§ Requirement: Pictures in the entries below are to be left out; otherwise, reproduce exactly the lines from the first through the line containing "from bokeh.core.properties import value".

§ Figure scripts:
####################

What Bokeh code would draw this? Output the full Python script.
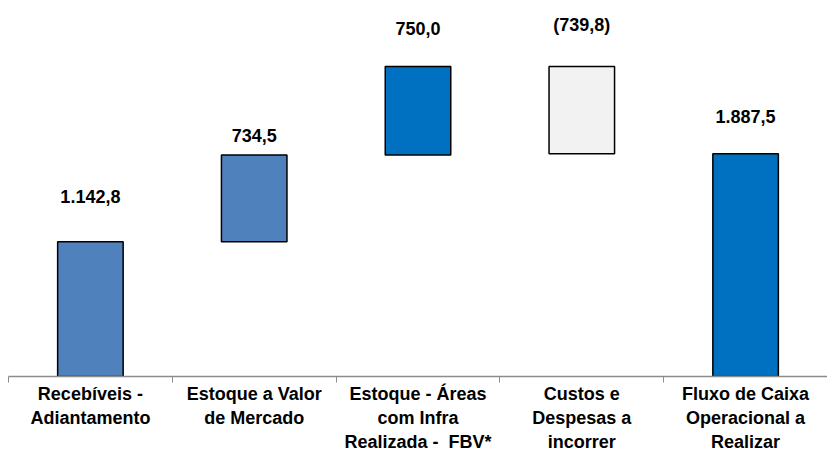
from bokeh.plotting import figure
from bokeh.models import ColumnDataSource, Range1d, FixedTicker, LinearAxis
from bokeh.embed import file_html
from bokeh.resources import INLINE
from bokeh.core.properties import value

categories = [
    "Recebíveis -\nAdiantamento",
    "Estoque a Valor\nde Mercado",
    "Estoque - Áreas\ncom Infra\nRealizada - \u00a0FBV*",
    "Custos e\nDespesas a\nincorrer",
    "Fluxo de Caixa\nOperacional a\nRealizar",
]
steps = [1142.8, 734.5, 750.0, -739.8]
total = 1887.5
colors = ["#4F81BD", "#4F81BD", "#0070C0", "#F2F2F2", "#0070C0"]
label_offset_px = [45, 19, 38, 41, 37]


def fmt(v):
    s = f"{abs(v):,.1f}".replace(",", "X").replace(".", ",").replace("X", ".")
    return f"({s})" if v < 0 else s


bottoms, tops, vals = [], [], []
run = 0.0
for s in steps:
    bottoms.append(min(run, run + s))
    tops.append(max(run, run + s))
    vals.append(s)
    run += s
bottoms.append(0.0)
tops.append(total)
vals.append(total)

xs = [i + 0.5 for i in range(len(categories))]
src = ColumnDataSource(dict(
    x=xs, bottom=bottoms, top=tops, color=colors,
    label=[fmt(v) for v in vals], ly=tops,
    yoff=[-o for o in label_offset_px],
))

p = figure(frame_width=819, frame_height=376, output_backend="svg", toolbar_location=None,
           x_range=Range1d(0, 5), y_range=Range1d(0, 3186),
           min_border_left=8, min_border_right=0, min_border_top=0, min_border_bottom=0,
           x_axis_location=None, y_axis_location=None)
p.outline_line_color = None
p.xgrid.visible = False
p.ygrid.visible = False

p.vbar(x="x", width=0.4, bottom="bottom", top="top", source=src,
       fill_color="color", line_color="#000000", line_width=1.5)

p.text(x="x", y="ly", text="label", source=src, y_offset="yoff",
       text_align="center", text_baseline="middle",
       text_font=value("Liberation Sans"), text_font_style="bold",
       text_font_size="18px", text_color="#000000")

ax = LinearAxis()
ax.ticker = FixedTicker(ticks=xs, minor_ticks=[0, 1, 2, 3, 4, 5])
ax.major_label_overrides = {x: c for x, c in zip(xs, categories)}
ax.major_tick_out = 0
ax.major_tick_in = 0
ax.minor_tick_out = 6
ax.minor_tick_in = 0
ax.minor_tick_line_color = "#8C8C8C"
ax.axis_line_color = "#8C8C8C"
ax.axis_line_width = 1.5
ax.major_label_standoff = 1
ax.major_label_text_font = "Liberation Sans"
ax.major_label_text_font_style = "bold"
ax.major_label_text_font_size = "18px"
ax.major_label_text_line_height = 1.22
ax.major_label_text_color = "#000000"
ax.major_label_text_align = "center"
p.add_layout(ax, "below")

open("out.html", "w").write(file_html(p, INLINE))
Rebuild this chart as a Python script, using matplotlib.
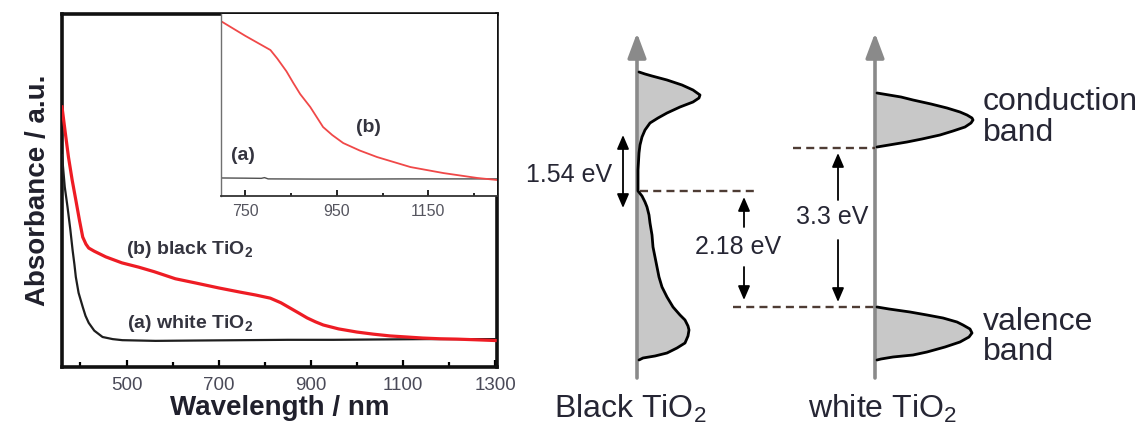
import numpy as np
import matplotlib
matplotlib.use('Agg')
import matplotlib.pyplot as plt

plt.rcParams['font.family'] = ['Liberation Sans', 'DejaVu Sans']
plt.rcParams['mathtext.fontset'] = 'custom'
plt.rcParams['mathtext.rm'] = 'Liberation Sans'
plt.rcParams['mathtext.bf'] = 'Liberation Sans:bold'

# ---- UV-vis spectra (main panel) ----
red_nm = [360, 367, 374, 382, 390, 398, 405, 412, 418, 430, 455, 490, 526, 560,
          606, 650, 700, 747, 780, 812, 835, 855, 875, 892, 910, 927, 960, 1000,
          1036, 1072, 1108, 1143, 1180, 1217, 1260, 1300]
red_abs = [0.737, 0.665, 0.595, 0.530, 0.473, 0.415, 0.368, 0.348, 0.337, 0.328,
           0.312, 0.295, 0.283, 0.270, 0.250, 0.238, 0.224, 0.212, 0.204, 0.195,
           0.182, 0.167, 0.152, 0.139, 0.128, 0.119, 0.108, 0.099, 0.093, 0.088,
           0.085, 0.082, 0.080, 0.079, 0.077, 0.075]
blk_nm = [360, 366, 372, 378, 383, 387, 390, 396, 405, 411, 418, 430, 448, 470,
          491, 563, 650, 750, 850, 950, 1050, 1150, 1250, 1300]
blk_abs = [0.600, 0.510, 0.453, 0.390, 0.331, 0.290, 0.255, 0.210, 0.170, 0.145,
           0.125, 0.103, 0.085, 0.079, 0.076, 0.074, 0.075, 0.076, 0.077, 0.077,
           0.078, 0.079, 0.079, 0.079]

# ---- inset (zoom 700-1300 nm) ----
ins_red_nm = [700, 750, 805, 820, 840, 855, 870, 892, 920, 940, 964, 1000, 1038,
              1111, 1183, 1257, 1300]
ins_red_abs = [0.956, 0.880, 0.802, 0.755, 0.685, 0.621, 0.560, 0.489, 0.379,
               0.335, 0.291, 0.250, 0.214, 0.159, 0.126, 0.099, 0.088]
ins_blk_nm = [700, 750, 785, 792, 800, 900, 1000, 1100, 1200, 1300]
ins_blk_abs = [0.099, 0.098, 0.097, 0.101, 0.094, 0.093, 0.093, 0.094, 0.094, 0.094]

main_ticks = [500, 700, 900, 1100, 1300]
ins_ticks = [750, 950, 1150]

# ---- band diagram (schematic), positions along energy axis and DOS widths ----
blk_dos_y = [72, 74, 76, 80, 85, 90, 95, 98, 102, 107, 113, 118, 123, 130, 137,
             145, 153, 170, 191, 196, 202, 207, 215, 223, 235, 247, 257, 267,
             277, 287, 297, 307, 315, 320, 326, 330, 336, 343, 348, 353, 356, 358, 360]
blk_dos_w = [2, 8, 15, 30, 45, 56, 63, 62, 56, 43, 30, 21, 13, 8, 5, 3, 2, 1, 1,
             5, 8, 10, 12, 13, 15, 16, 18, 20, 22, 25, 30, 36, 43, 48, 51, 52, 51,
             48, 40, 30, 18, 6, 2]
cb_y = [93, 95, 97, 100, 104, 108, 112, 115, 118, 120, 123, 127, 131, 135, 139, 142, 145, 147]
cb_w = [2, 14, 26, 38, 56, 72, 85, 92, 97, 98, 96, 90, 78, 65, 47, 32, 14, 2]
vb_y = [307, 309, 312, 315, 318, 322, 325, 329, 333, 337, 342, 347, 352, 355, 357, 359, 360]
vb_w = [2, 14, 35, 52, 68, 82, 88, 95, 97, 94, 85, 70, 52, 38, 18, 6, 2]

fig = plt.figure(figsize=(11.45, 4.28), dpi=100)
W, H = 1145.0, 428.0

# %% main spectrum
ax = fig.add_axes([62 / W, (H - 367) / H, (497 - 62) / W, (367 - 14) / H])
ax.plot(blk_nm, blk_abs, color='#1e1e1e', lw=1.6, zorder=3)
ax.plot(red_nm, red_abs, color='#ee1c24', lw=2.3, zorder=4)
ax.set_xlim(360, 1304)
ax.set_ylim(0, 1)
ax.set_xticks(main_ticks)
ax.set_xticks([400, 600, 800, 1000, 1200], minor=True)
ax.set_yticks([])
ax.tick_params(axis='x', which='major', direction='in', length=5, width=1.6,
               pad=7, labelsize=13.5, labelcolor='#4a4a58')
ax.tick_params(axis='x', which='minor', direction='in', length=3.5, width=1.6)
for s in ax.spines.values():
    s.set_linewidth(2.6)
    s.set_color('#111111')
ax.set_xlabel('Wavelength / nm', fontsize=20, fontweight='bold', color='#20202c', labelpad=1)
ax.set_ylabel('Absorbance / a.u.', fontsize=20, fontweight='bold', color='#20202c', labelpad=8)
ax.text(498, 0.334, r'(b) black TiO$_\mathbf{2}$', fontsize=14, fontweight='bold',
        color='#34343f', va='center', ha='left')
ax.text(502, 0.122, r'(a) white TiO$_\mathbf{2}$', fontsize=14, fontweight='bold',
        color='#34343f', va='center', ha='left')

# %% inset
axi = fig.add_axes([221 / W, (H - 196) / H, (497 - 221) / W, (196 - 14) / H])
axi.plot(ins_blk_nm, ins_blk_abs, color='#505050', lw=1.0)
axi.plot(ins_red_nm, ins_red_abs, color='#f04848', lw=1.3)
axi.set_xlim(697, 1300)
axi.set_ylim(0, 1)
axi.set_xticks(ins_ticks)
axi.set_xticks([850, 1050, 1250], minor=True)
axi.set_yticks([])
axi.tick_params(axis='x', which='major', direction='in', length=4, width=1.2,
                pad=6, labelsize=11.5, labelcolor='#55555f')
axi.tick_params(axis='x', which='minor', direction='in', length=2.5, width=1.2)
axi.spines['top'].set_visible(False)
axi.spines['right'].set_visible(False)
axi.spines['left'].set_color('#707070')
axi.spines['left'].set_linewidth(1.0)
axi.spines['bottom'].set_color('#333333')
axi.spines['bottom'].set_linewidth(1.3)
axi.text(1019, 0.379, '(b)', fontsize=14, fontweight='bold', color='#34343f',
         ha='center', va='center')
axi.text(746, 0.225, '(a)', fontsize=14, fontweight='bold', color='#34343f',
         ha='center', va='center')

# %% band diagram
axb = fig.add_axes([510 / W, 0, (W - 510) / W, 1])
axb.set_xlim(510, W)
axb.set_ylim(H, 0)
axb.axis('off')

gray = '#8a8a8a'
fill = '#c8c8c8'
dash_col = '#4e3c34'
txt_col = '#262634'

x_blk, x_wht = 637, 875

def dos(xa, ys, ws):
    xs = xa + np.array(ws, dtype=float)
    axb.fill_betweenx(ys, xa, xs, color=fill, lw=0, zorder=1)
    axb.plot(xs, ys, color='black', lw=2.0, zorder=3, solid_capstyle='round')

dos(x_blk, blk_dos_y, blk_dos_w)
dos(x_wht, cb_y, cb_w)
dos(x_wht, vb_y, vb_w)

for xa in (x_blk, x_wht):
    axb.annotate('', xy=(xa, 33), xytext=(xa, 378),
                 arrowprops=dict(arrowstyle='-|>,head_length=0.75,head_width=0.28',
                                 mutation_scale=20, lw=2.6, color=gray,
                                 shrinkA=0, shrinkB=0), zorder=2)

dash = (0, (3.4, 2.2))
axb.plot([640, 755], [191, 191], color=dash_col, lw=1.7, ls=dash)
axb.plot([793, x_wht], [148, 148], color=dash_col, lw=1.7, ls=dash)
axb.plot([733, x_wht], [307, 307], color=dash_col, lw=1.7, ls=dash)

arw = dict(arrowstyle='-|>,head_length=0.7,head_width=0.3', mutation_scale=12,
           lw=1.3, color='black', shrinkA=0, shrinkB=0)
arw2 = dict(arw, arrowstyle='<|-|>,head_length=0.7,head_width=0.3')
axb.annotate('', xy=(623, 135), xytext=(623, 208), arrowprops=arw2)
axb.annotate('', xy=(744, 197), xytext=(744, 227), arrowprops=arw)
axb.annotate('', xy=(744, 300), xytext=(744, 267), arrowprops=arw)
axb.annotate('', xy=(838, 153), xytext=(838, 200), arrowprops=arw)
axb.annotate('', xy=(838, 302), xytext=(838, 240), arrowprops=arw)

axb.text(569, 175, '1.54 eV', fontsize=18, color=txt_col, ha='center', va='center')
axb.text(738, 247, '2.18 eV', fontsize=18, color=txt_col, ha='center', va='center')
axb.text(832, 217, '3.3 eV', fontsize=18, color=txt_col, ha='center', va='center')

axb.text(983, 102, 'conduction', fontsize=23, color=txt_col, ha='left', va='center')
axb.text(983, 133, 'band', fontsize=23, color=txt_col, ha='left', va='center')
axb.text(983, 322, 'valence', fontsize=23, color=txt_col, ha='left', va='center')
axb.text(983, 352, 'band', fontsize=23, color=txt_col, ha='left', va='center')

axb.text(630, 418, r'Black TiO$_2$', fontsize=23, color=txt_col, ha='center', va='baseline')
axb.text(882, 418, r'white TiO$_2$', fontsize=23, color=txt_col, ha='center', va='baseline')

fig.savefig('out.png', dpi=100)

####################

§ Exercise output:
What Bokeh code would draw this? Output the full Python script.
from bokeh.plotting import figure
from bokeh.models import ColumnDataSource, Range1d, FixedTicker, LinearAxis
from bokeh.embed import file_html
from bokeh.resources import INLINE
from bokeh.core.properties import value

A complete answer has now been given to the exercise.